- **SUPPLIED DATA**:

☆ ☆ ☆ ☆ ☆

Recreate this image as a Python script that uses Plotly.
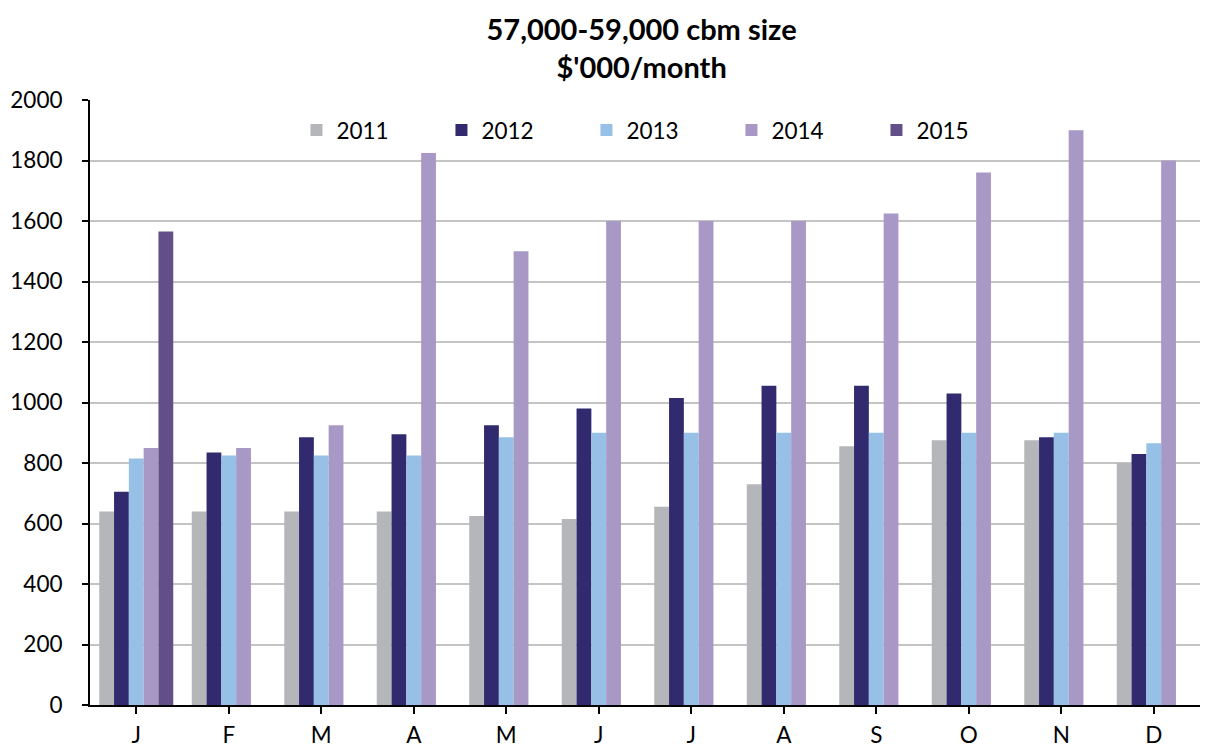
import plotly.graph_objects as go

months = ["J", "F", "M", "A", "M", "J", "J", "A", "S", "O", "N", "D"]
years = ["2011", "2012", "2013", "2014", "2015"]
v2011 = [640, 640, 640, 640, 625, 615, 655, 730, 855, 875, 875, 800]
v2012 = [705, 835, 885, 895, 925, 980, 1015, 1055, 1055, 1030, 885, 830]
v2013 = [815, 825, 825, 825, 885, 900, 900, 900, 900, 900, 900, 865]
v2014 = [850, 850, 925, 1825, 1500, 1600, 1600, 1600, 1625, 1760, 1900, 1800]
v2015 = [1565, None, None, None, None, None, None, None, None, None, None, None]
colors = ["#B5B6BA", "#312A6E", "#97C0E6", "#A898C6", "#634F87"]

x = list(range(12))
series = [v2011, v2012, v2013, v2014, v2015]

fig = go.Figure()
for name, vals, c in zip(years, series, colors):
    fig.add_trace(go.Bar(x=x, y=vals, name=name, marker=dict(color=c, line=dict(width=0))))

FONT = "Lato, Open Sans, sans-serif"
fig.update_layout(
    width=1200, height=743,
    paper_bgcolor="white", plot_bgcolor="white",
    barmode="group", bargap=0.2, bargroupgap=0,
    margin=dict(l=82, r=8, t=92, b=46, autoexpand=False),
    font=dict(family=FONT, size=22.5, color="black"),
    title=dict(text="<b>57,000-59,000 cbm size<br>$'000/month</b>", x=0.528, xanchor="center",
               y=0.957, yanchor="top", font=dict(size=29, family=FONT)),
    legend=dict(orientation="h", x=0.186, y=0.95, xanchor="left", yanchor="middle",
                font=dict(size=22.5), entrywidth=100, bgcolor="rgba(0,0,0,0)",
                itemwidth=30, traceorder="normal"),
    xaxis=dict(tickmode="array", tickvals=x, ticktext=months, range=[-0.5, 11.5],
               showline=True, linecolor="black", linewidth=2, ticks="outside",
               tickson="boundaries", ticklen=7, tickwidth=1.5, tickcolor="black",
               ticklabelstandoff=2, automargin=False, showgrid=False, zeroline=False),
    yaxis=dict(range=[0, 2000], dtick=200, showline=True, linecolor="black", linewidth=2,
               ticks="outside", ticklen=6, tickwidth=1.5, tickcolor="black",
               ticklabelstandoff=15, automargin=False,
               showgrid=True, gridcolor="#C4C4C4", gridwidth=1.5, zeroline=False),
)

fig.write_html("out.html")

☆ ☆ ☆ ☆ ☆

- **WHAT NEEDS TO BE DONE**: Repeat only what lies between the start of the data and the end of the line containing "import plotly.graph_objects as go", exactly, with pictures left out.

- **WRITTEN RESPONSE**:
Recreate this image as a Python script that uses Plotly.
import plotly.graph_objects as go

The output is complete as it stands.